1. Critically evaluate the literature and bioinformatic resources to identify biological pathways in which a gene(s) could participate.
2. Critically evaluate the literature and bioinformatic resources to identify biological pathways that play a role in a specific disease process e.g. host/pathogen interactions.
3. Develop pathways and network data to inform a service development, and enhance testing strategy for a specified patient population.

Learning outcomes

1. Discuss the role of gene networks in specific genetic diseases.
2. Describe the importance of genetic background in developing an understanding of the role of a specific allele or mutation.
3. Describe the range of resources available to describe metabolic networks.
4. Describe resources available that describe gene–gene and protein–protein interactions.
5. Describe the range of networks in which a particular gene might participate.
6. Describe the application of basic differential equation modelling techniques for describing metabolic networks.
7. Discuss the available repositories of models used in systems biology.
8. Describe the importance of parameter selection in modelling.
9. Describe a range of modelling strategies used to describe pathways.

Indicative content

Mathematics

• Basic calculus
• Building simple models using differential equations
• Software tools for solving simple differential equation models (Matlab, Copasi)

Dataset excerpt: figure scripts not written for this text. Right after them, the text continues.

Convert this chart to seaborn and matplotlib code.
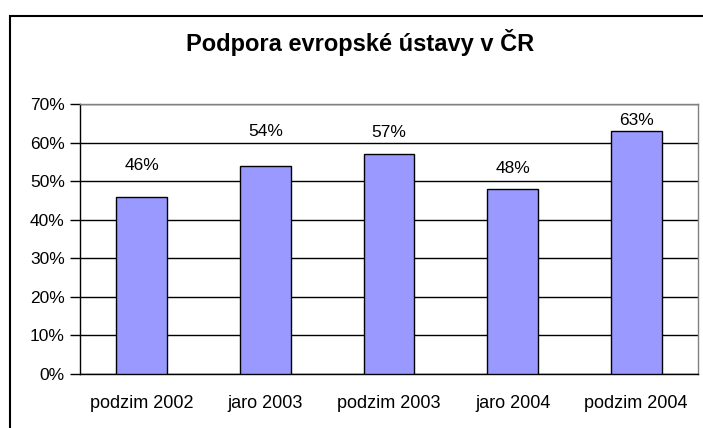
import matplotlib
matplotlib.use("Agg")
import matplotlib.pyplot as plt
import seaborn as sns
import pandas as pd
from matplotlib.patches import Rectangle
from matplotlib.ticker import FixedLocator

# data
obdobi = ["podzim 2002", "jaro 2003", "podzim 2003", "jaro 2004", "podzim 2004"]
podpora = [46, 54, 57, 48, 63]
# where the value labels sit (in % units), they are placed by hand in the original
label_y = [54.1, 63.0, 62.7, 53.2, 65.8]
title = "Podpora evropské ústavy v ČR"

sns.set_style("white")
plt.rcParams['font.family'] = ['Liberation Sans', 'DejaVu Sans']
plt.rcParams['text.color'] = 'black'
plt.rcParams['xtick.color'] = 'black'
plt.rcParams['ytick.color'] = 'black'

df = pd.DataFrame({"obdobi": obdobi, "podpora": podpora})

fig = plt.figure(figsize=(7.03, 4.28), dpi=100)
ax = fig.add_axes([80 / 703, 1 - 374 / 428, 618 / 703, 270 / 428])

sns.barplot(data=df, x="obdobi", y="podpora", order=obdobi, color="#9999FF",
            saturation=1, width=0.41, edgecolor="black", linewidth=1, ax=ax, zorder=3)

ax.set_ylim(0, 70)
ax.set_xlim(-0.5, len(obdobi) - 0.5)
ax.set_yticks(range(0, 71, 10))
ax.set_yticklabels([f"{v}%" for v in range(0, 71, 10)], fontsize=12.5)
ax.set_xticks(range(len(obdobi)))
ax.set_xticklabels(obdobi, fontsize=13)
ax.xaxis.set_minor_locator(FixedLocator([i - 0.5 for i in range(len(obdobi) + 1)]))
ax.tick_params(axis="x", which="major", length=0, pad=15)
ax.tick_params(axis="x", which="minor", length=6, width=1, color="black", direction="out")
ax.tick_params(axis="y", length=7, width=1, color="black", direction="out", left=True, pad=4)
ax.set_xlabel("")
ax.set_ylabel("")

ax.yaxis.grid(True, color="black", linewidth=1)
ax.set_axisbelow(True)
for s in ["top", "right"]:
    ax.spines[s].set_color("#808080")
    ax.spines[s].set_linewidth(1)
for s in ["left", "bottom"]:
    ax.spines[s].set_color("black")
    ax.spines[s].set_linewidth(1)

for i, (v, ly) in enumerate(zip(podpora, label_y)):
    ax.text(i, ly, f"{v}%", ha="center", va="center", fontsize=12.5)

fig.text(0.512, 1 - 42 / 428, title, ha="center", va="center",
         fontsize=17, fontweight="bold")

# outer chart border (cropped on right and bottom)
fig.patches.append(Rectangle((10 / 703, -0.1), 1.2, 1 - 16 / 428 + 0.1,
                             transform=fig.transFigure, fill=False,
                             edgecolor="black", linewidth=1.5))

fig.savefig("out.png", dpi=100)
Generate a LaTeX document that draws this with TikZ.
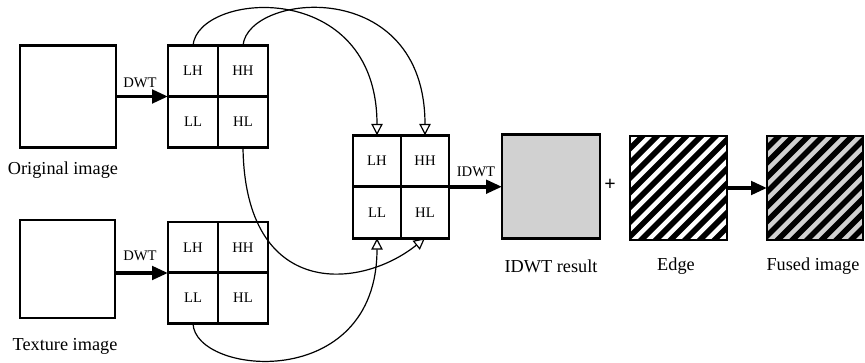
\documentclass[tikz,border=0pt]{standalone}
\usepackage{fontspec}
\setmainfont{Liberation Serif}
\usetikzlibrary{positioning,arrows.meta}

\tikzset{
  pic box/.style={draw,line width=2.2pt,inner sep=0pt,outer sep=0pt},
  band/.style={draw,line width=2pt,inner sep=0pt,outer sep=0pt,minimum width=37.5pt,minimum height=38.25pt,font=\fontsize{11}{13}\selectfont},
  caption/.style={font=\fontsize{13.7}{16}\selectfont,inner sep=0pt},
  tag/.style={font=\fontsize{11}{13}\selectfont,inner sep=0pt},
  fat arrow/.style={line width=2.8pt,-{Triangle[length=12pt,width=10pt]}},
  feed/.style={line width=0.9pt,-{Triangle[open,length=8.5pt,width=8.5pt]}},
  stripe/.style={line width=4.2pt},
  striped/.style={path picture={
    \foreach \k in {-7,...,7}
      \draw[stripe] ([xshift=\k*11pt]path picture bounding box.center) +(-75,75) -- +(75,-75);}},
}

\begin{document}
\begin{tikzpicture}[x=0.75pt,y=-0.75pt]
\useasboundingbox (0,0) rectangle (865,363);

% source images
\node[pic box,minimum width=72pt,minimum height=76.5pt] (orig) at (68,96.5) {};
\node[caption] (origcap) at (63,170) {Original image};
\node[pic box,minimum width=71.25pt,minimum height=73.5pt] (tex) at (67.5,269) {};
\node[caption] (texcap) at (65,346) {Texture image};

% wavelet bands of the original
\node[band] (alh) at (193,71) {LH};
\node[band] (ahh) at (243,71) {HH};
\node[band] (all) at (193,122) {LL};
\node[band] (ahl) at (243,122) {HL};

% wavelet bands of the texture
\node[band] (blh) at (193,247.5) {LH};
\node[band] (bhh) at (243,247.5) {HH};
\node[band] (bll) at (193,298) {LL};
\node[band] (bhl) at (243,298) {HL};

% combined bands
\node[band,minimum width=36pt,minimum height=38.6pt] (clh) at (377,161) {LH};
\node[band,minimum width=36pt,minimum height=38.6pt] (chh) at (425,161) {HH};
\node[band,minimum width=36pt,minimum height=38.6pt] (cll) at (377,212.5) {LL};
\node[band,minimum width=36pt,minimum height=38.6pt] (chl) at (425,212.5) {HL};

% results
\node[pic box,fill=black!18,minimum width=73.5pt,minimum height=78pt] (res) at (551,186.5) {};
\node[caption] (rescap) at (551,266) {IDWT result};
\node[font=\bfseries\fontsize{15}{15}\selectfont,inner sep=0pt] (plus) at (610,185) {+};
\node[pic box,striped,minimum width=72.75pt,minimum height=78pt] (edge) at (678.5,188) {};
\node[caption] (edgecap) at (676,266) {Edge};
\node[pic box,fill=black!18,striped,minimum width=72pt,minimum height=78pt] (fused) at (815,188) {};
\node[caption] (fusedcap) at (813,266) {Fused image};

% transforms
\draw[fat arrow] (orig.east |- alh.south west) -- (alh.south west);
\node[tag] (dwta) at (140,83) {DWT};
\draw[fat arrow] (tex.east |- blh.south west) -- (blh.south west);
\node[tag] (dwtb) at (140,256) {DWT};
\draw[fat arrow] (chh.south east) -- (res.west |- chh.south east);
\node[tag] (idwt) at (476,172) {IDWT};
\draw[fat arrow] (edge.east) -- (fused.west);

% band selection
\draw[feed] (alh.north) .. controls +(5,-54) and +(0,-158) .. (clh.north);
\draw[feed] (ahh.north) .. controls +(5,-53) and +(0,-160) .. (chh.north);
\draw[feed] (ahl.south) .. controls +(2,152) and +(-65,52) .. (chl.south);
\draw[feed] (bll.south) .. controls +(2,52) and +(0,155) .. (cll.south);
\end{tikzpicture}
\end{document}
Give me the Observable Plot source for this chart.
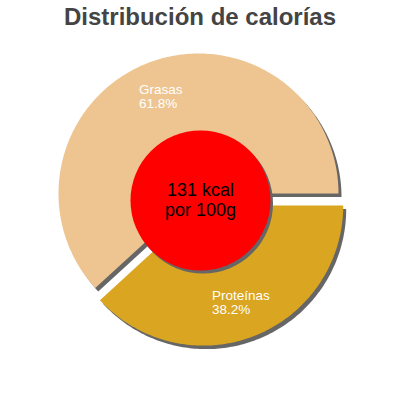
<!DOCTYPE html>
<html>
<head>
<meta charset="utf-8">
<script src="https://cdn.jsdelivr.net/npm/d3@7"></script>
<script src="https://cdn.jsdelivr.net/npm/@observablehq/plot@0.6"></script>
<style>
  html, body { margin: 0; padding: 0; background: #fff; }
  body { width: 400px; height: 400px; overflow: hidden; font-family: "Liberation Sans", Arial, sans-serif; }
  #title { height: 34px; line-height: 34px; text-align: center; font-size: 24px; font-weight: bold; color: #444; }
  svg { display: block; }
</style>
</head>
<body>
<div id="title"></div>
<div id="chart"></div>
<script>
const title = "Distribución de calorías";
const categories = ["Grasas", "Proteínas"];
const percents = [61.8, 38.2];
const percentLabels = ["61.8%", "38.2%"];
const colors = ["#EEC591", "#DAA520"];
const centerLines = ["131 kcal", "por 100g"];

document.getElementById("title").textContent = title;

const R = 140, explode = 13, labelR = 104;
const total = d3.sum(percents);
const ctx = document.createElement("canvas").getContext("2d");
ctx.font = "13.5px 'Liberation Sans', Arial, sans-serif";

let a0 = 0;
const slices = categories.map((name, i) => {
  const span = percents[i] / total * 2 * Math.PI;
  const start = a0, end = a0 - span;
  a0 = end;
  const mid = (start + end) / 2;
  const off = i === categories.length - 1 ? explode : 0;
  const ox = off * Math.cos(mid), oy = off * Math.sin(mid);
  const n = Math.ceil(span * 180 / Math.PI);
  const pts = [{x: ox, y: oy}];
  for (let k = 0; k <= n; k++) {
    const t = start + (end - start) * k / n;
    pts.push({x: ox + R * Math.cos(t), y: oy + R * Math.sin(t)});
  }
  const lines = [name, percentLabels[i]];
  const w = d3.max(lines, s => ctx.measureText(s).width);
  const label = {
    x: ox + labelR * Math.cos(mid) - w / 2,
    y: oy + labelR * Math.sin(mid),
    text: lines.join("\n")
  };
  return {name, color: colors[i], pts, label};
});

const center = [{x: 0, y: 0, text: centerLines.join("\n")}];

const marks = [];
for (const s of slices) {
  marks.push(Plot.line(s.pts, {x: "x", y: "y", fill: "#666", stroke: "none", curve: "linear-closed", dx: 3, dy: 3.5}));
}
for (const s of slices) {
  marks.push(Plot.line(s.pts, {x: "x", y: "y", fill: s.color, stroke: "none", curve: "linear-closed"}));
}
marks.push(Plot.text(slices.map(s => s.label), {
  x: "x", y: "y", text: "text", textAnchor: "start", lineAnchor: "middle",
  fontSize: 13.5, lineHeight: 1.0, fill: "white",
  fontFamily: "'Liberation Sans', Arial, sans-serif"
}));
marks.push(Plot.dot(center, {x: "x", y: "y", r: 70, fill: "#666", stroke: "none", dx: 4.5, dy: 10}));
marks.push(Plot.dot(center, {x: "x", y: "y", r: 70, fill: "#ff0000", stroke: "none", dx: 2, dy: 7}));
marks.push(Plot.text(center, {
  x: "x", y: "y", text: "text", fontSize: 18, lineHeight: 1.1, fill: "black",
  dx: 2, dy: 6, lineAnchor: "middle",
  fontFamily: "'Liberation Sans', Arial, sans-serif"
}));

const chart = Plot.plot({
  width: 400,
  height: 366,
  margin: 0,
  x: {domain: [-198, 202], range: [0, 400], axis: null},
  y: {domain: [-159, 207], range: [0, 366], axis: null},
  style: {background: "white", overflow: "visible"},
  marks
});
document.getElementById("chart").appendChild(chart);
</script>
</body>
</html>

Bioinformatics pathway tools

• Databases of metabolic networks (Kegg, Panther, etc.)
• Databases of gene interactions (string, etc.)
• Gene ontology and pathway analysis
• Strategies for determining whether a pathway is over-represented in a set of genes (Fisher exact t-test, methods based on gene lists)

Systems biology

• Introduction to Systems Biology Markup Language (SBML)
• Repositories of pathway models
• Determining model parameters from the literature
• Stability analysis of ordinary differential equations (ODE) models (Jacobians)

Activities

• Work with a clinical team(s) to identify current knowledge and understanding of specific clinical disorders and reflect on the role of clinical bioinformatics within a clinical service.
• Observe the use of clinical bioinformatics in a range of settings, for example research, industry, or mainstream medicine, and discuss the impact of clinical bioinformatics on the prevention and treatment of disease, identifying your learning needs and developing an action plan to address them.
• Based on your clinical experiential learning, discuss with your training officer how to bridge the potential gap between molecular medicine and clinical medicine.
• Attend a local research meeting and present and defend the service development you have proposed, reflecting and responding to feedback from colleagues.